役所広司は長崎出身なので、脚本の小泉堯史は彼を想定してこのシーンを足したのだろうか?
今回は仲代達矢と役所広司を軸にした師弟関係を紹介した。
最後に役所広司には後継者のような存在はいるのか?
考えてみよう。
役所広司は現役バリバリの俳優なので、多忙で後輩の俳優を教える時間的余裕はない。
仕事の中でそれらしき存在を見つけたように思われる。
役所広司は1本映画を監督している。
2009年の『がまの油』である。
役所広司は主演も兼ねている。
息子役に起用したのが瑛太(現・永山瑛太)(1982年12月13日生れ)である。
ちなみに無名塾の後輩の益岡徹も出演している。
一方、永山瑛太が初監督した短編『ありがとう』(WOWOWアクターズ・ショート・フィルムの第2弾の内の1本)の主役が役所広司である。

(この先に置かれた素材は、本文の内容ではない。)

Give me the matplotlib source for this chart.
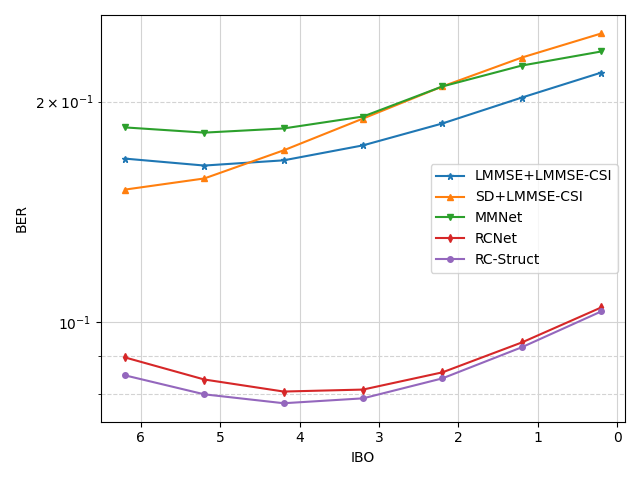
import numpy as np
import matplotlib
matplotlib.use('Agg')
import matplotlib.pyplot as plt

# IBO values (dB)
ibo = [6.2, 5.2, 4.2, 3.2, 2.2, 1.2, 0.2]

# BER per method
ber_lmmse = [0.1672, 0.1636, 0.1663, 0.1743, 0.1867, 0.2025, 0.2190]
ber_sd = [0.1517, 0.1571, 0.1716, 0.1896, 0.2097, 0.2296, 0.2476]
ber_mmnet = [0.1844, 0.1814, 0.1838, 0.1908, 0.2097, 0.2239, 0.2340]
ber_rcnet = [0.0896, 0.0836, 0.0805, 0.0810, 0.0855, 0.0939, 0.1048]
ber_rcstruct = [0.0847, 0.0798, 0.0776, 0.0788, 0.0839, 0.0925, 0.1035]

fig, ax = plt.subplots(figsize=(6.4, 4.8), dpi=100)

ax.plot(ibo, ber_lmmse, '*-', markersize=5, label='LMMSE+LMMSE-CSI')
ax.plot(ibo, ber_sd, '^-', markersize=5, label='SD+LMMSE-CSI')
ax.plot(ibo, ber_mmnet, 'v-', markersize=5, label='MMNet')
ax.plot(ibo, ber_rcnet, 'd-', markersize=4, label='RCNet')
ax.plot(ibo, ber_rcstruct, 'o-', markersize=4, label='RC-Struct')

ax.set_yscale('log')
ax.invert_xaxis()
ax.grid(which='major', color='lightgray', linestyle='-')
ax.grid(which='minor', axis='y', color='lightgray', linestyle='--')

ax.set_xlabel('IBO')
ax.set_ylabel('BER')
ax.legend(loc='center right')

plt.tight_layout()
plt.savefig('out.png', dpi=100)
plt.close()
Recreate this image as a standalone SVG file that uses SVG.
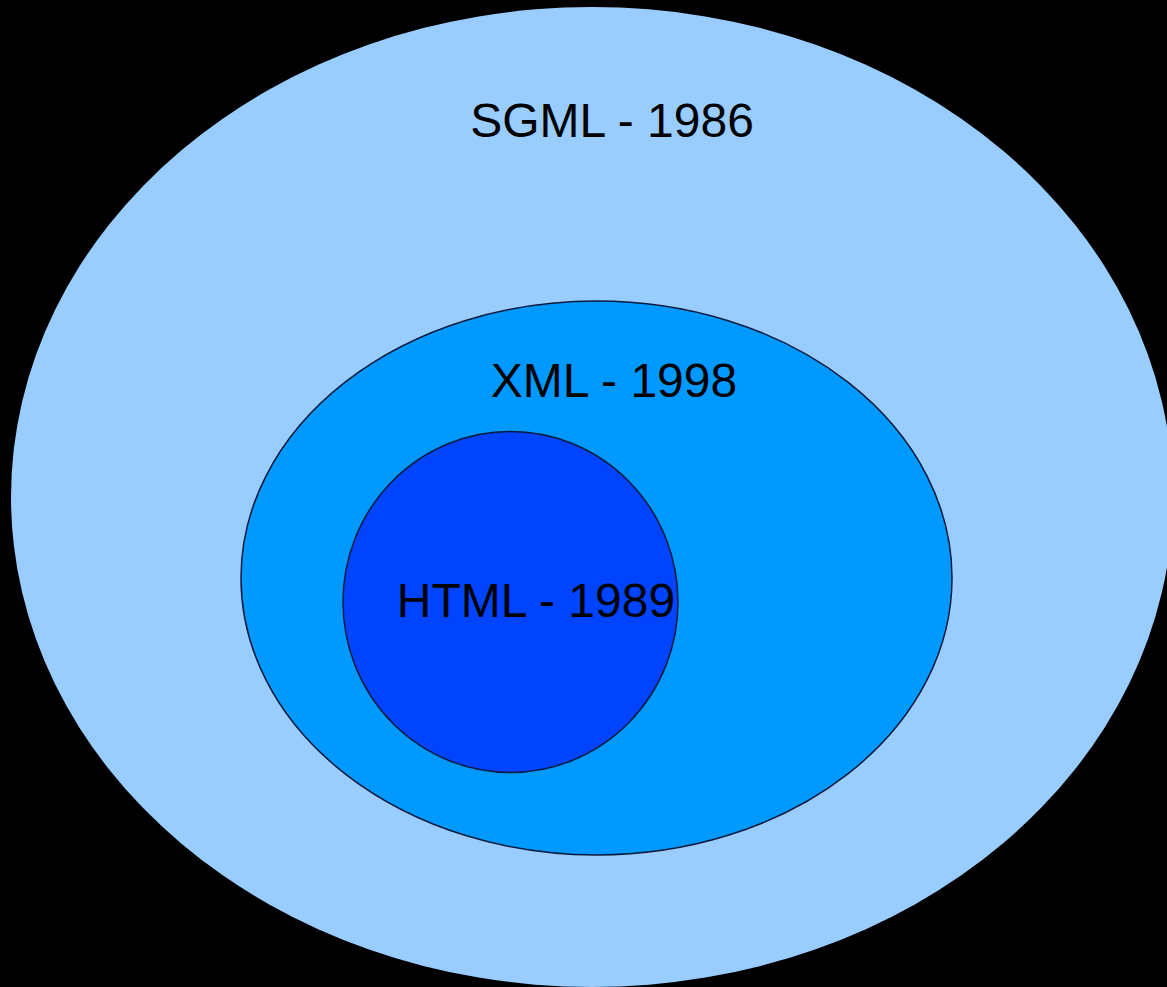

役所広司の最新作『峠』では、弟の永山絢斗(1989年3月7日生れ)が従者の役で共演している。
永山兄弟とは非常に縁が深いようだ。
ちなみに永山瑛太は原田芳雄の遺作『大鹿村騒動記』(2011年)にも出演していた。

(永山瑛太 イラストby龍女)
仲代達矢の主宰する無名塾は俳優養成の場所としては難関校でもあるので、少数精鋭ではある。
今後も無名塾からどんな優秀な俳優が出てくるか楽しみである。
無名塾で学ばなかった俳優にも、大きな影響を与えている。
そういう意味でも日本の最高峰の俳優養成所の一つなのである。